*Required task:*
Omit every picture, and retype the lines that run from the beginning of the data below through the line containing "figure = plt.figure(figsize=(W", inclusive.

======== Records for processing ========

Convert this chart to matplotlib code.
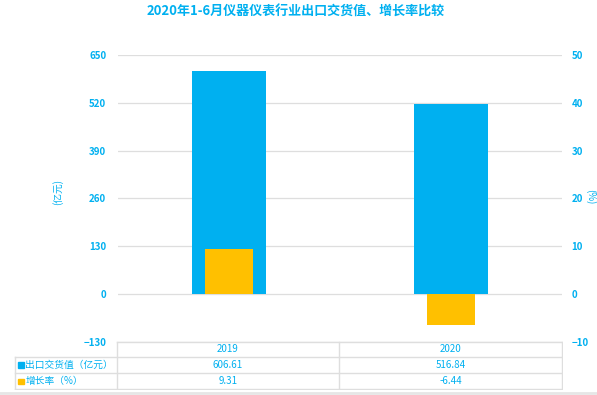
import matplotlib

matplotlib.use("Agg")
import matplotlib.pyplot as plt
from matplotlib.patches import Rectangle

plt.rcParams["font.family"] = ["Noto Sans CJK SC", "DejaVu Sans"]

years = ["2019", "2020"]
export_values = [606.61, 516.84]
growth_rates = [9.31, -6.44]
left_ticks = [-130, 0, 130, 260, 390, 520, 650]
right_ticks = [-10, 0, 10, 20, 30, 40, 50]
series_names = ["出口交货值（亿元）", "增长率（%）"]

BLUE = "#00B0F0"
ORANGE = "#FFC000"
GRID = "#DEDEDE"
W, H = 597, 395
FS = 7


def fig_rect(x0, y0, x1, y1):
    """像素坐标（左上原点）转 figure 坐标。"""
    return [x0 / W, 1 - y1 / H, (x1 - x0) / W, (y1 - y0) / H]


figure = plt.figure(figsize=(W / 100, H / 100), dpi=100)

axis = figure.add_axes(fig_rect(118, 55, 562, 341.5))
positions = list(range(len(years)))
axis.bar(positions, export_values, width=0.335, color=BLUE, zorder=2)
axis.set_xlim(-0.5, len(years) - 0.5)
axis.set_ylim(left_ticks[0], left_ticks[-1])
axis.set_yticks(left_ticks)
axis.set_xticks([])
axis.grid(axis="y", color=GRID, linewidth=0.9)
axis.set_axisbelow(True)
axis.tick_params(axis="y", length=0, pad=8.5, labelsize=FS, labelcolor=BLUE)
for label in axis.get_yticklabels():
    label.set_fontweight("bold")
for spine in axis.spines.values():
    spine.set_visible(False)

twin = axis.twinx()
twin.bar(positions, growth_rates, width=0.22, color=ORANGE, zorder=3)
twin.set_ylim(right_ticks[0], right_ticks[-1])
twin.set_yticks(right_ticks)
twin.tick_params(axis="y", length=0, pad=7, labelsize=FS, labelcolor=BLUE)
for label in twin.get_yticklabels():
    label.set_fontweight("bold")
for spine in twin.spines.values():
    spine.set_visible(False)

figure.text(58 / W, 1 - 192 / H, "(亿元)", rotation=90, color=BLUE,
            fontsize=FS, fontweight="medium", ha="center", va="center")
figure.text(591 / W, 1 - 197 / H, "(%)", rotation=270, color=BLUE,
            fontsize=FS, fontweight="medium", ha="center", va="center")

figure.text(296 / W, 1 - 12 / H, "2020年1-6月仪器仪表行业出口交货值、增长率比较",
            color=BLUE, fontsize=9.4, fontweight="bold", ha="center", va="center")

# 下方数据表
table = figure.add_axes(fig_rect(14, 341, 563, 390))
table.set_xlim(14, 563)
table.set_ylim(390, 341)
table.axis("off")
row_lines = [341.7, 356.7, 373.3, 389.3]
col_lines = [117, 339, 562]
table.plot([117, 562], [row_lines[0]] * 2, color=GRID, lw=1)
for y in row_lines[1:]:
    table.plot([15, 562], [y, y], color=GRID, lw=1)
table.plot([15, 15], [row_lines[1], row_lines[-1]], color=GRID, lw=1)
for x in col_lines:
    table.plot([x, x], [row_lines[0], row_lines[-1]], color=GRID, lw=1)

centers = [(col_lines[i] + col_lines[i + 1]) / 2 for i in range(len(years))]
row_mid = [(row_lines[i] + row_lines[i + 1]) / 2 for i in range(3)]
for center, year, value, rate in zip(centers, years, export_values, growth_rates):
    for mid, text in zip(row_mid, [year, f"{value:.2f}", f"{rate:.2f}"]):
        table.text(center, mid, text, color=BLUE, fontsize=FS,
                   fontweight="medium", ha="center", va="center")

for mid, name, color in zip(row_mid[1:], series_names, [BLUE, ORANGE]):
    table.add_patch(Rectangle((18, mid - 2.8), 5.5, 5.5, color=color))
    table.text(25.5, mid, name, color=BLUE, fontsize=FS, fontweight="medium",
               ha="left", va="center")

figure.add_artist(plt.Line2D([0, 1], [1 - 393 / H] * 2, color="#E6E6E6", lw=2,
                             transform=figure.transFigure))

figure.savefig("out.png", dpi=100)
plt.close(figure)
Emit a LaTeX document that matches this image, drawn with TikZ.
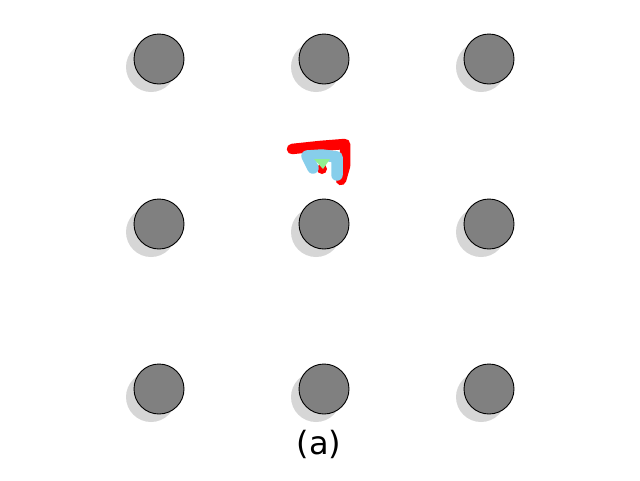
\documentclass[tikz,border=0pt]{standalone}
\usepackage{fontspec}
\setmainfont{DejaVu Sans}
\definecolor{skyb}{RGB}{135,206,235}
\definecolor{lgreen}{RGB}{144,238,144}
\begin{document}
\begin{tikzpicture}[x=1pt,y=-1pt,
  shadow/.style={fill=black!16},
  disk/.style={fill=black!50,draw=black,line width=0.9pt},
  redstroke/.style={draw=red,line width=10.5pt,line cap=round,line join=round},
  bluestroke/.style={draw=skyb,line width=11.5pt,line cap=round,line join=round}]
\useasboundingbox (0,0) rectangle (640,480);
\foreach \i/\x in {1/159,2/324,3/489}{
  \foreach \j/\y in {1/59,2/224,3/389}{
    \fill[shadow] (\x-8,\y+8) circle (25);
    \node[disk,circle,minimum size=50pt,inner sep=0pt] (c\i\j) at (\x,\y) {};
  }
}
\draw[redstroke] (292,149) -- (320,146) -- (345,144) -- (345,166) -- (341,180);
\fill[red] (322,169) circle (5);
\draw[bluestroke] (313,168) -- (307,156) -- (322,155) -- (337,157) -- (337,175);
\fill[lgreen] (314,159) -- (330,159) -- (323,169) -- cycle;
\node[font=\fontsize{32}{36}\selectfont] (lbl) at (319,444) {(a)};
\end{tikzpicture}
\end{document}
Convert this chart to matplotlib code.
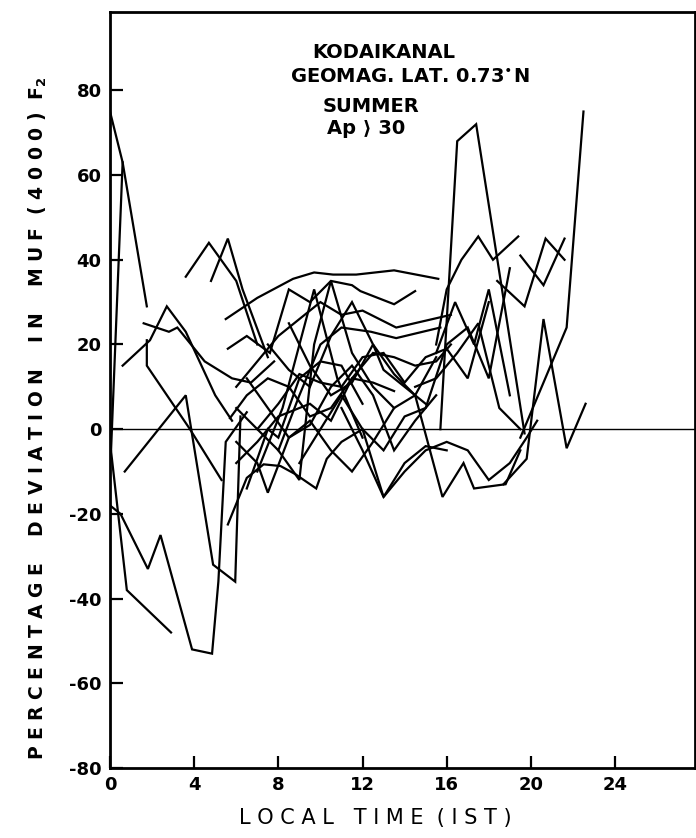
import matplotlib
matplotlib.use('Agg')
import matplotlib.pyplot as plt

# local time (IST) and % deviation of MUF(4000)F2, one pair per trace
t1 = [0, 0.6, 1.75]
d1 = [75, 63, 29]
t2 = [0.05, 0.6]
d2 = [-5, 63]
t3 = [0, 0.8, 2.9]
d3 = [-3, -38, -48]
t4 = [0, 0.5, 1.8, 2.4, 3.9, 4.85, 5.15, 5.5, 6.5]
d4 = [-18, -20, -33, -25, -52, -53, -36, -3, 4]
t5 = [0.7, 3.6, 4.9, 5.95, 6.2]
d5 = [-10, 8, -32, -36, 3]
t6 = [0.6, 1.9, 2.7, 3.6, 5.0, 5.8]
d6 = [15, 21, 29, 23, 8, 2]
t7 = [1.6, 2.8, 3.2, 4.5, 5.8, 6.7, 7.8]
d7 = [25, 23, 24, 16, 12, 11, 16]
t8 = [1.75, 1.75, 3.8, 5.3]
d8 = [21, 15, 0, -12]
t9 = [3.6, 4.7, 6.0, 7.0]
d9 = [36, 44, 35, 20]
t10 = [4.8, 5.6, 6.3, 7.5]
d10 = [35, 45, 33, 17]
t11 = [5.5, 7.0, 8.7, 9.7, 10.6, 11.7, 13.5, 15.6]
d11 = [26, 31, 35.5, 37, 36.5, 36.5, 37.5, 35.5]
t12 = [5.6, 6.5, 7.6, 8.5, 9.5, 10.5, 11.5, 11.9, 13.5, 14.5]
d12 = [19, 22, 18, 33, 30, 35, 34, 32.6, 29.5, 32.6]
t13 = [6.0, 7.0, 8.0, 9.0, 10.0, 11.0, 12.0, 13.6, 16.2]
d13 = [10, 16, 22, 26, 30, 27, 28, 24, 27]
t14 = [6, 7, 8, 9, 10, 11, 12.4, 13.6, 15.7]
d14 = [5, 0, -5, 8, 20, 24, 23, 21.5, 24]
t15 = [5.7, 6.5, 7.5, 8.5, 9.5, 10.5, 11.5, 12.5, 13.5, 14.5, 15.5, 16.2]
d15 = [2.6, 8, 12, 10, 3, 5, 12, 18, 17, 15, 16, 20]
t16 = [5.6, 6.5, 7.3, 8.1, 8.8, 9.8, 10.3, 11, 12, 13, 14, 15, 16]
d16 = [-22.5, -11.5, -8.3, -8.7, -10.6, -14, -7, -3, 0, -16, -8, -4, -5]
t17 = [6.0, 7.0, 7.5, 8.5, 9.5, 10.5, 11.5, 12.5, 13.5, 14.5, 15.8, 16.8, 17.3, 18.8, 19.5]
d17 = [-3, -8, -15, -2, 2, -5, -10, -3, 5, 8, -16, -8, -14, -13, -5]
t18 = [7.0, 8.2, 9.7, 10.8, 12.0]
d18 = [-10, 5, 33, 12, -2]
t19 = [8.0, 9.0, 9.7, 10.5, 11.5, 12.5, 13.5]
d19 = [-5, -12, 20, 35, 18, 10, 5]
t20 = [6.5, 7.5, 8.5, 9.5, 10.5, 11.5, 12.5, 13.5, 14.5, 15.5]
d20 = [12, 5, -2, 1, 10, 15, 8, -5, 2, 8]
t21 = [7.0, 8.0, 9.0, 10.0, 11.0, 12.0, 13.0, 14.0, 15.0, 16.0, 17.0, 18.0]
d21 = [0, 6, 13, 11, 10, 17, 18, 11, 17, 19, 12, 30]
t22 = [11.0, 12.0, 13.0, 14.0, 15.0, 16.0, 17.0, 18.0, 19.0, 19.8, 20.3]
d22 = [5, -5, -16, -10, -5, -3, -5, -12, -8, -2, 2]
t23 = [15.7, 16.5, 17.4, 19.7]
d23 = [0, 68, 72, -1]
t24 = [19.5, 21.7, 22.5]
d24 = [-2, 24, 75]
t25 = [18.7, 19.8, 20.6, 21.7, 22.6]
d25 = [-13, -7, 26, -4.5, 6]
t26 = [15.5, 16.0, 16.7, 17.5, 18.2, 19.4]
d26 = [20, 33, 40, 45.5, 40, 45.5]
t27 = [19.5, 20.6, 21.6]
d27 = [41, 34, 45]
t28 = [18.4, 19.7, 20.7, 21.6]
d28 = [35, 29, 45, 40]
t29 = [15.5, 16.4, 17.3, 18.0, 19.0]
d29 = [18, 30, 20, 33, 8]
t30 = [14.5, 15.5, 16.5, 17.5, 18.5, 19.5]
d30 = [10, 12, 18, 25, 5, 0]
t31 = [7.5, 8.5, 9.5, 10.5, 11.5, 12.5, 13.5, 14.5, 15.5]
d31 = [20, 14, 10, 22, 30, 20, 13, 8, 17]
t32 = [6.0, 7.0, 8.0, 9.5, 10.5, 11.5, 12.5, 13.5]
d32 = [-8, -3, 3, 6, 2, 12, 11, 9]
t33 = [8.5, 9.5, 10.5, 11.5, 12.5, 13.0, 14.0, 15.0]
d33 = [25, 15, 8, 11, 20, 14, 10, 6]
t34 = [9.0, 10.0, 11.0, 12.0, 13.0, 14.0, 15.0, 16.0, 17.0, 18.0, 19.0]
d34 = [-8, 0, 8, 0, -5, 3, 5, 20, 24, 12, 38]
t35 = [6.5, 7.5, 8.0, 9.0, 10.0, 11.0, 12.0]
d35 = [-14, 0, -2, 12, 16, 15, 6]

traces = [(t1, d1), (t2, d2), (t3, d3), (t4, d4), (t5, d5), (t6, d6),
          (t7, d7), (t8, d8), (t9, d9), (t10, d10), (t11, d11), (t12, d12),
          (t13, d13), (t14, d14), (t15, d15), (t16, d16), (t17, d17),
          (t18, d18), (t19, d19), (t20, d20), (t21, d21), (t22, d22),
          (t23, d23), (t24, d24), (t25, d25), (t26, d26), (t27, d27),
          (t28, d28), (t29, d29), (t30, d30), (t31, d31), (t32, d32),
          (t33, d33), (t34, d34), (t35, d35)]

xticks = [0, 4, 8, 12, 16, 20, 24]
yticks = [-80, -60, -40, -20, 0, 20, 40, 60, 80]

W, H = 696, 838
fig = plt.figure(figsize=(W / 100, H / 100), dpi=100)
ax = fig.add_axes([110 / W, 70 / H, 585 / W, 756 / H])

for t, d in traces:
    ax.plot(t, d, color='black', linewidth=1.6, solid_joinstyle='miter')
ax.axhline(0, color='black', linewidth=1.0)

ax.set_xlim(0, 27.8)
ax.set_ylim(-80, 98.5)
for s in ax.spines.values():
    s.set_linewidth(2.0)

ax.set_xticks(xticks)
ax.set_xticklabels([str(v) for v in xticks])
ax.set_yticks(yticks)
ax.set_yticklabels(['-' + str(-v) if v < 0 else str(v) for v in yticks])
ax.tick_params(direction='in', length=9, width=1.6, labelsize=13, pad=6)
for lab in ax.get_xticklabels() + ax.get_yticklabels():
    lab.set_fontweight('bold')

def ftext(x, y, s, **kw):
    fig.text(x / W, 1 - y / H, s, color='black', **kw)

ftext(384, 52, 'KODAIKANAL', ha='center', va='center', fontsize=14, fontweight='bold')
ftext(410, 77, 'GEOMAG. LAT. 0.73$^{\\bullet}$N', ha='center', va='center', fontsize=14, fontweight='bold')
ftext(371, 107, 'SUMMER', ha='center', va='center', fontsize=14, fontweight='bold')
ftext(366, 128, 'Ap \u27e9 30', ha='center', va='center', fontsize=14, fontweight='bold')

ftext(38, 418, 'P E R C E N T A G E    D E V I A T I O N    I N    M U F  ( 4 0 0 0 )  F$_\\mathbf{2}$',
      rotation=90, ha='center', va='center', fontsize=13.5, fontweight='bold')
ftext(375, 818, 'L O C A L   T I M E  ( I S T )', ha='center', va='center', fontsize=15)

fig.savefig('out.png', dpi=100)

========

*Complete response:*
Convert this chart to matplotlib code.
import matplotlib

matplotlib.use("Agg")
import matplotlib.pyplot as plt
from matplotlib.patches import Rectangle

plt.rcParams["font.family"] = ["Noto Sans CJK SC", "DejaVu Sans"]

years = ["2019", "2020"]
export_values = [606.61, 516.84]
growth_rates = [9.31, -6.44]
left_ticks = [-130, 0, 130, 260, 390, 520, 650]
right_ticks = [-10, 0, 10, 20, 30, 40, 50]
series_names = ["出口交货值（亿元）", "增长率（%）"]

BLUE = "#00B0F0"
ORANGE = "#FFC000"
GRID = "#DEDEDE"
W, H = 597, 395
FS = 7


def fig_rect(x0, y0, x1, y1):
    """像素坐标（左上原点）转 figure 坐标。"""
    return [x0 / W, 1 - y1 / H, (x1 - x0) / W, (y1 - y0) / H]


figure = plt.figure(figsize=(W / 100, H / 100), dpi=100)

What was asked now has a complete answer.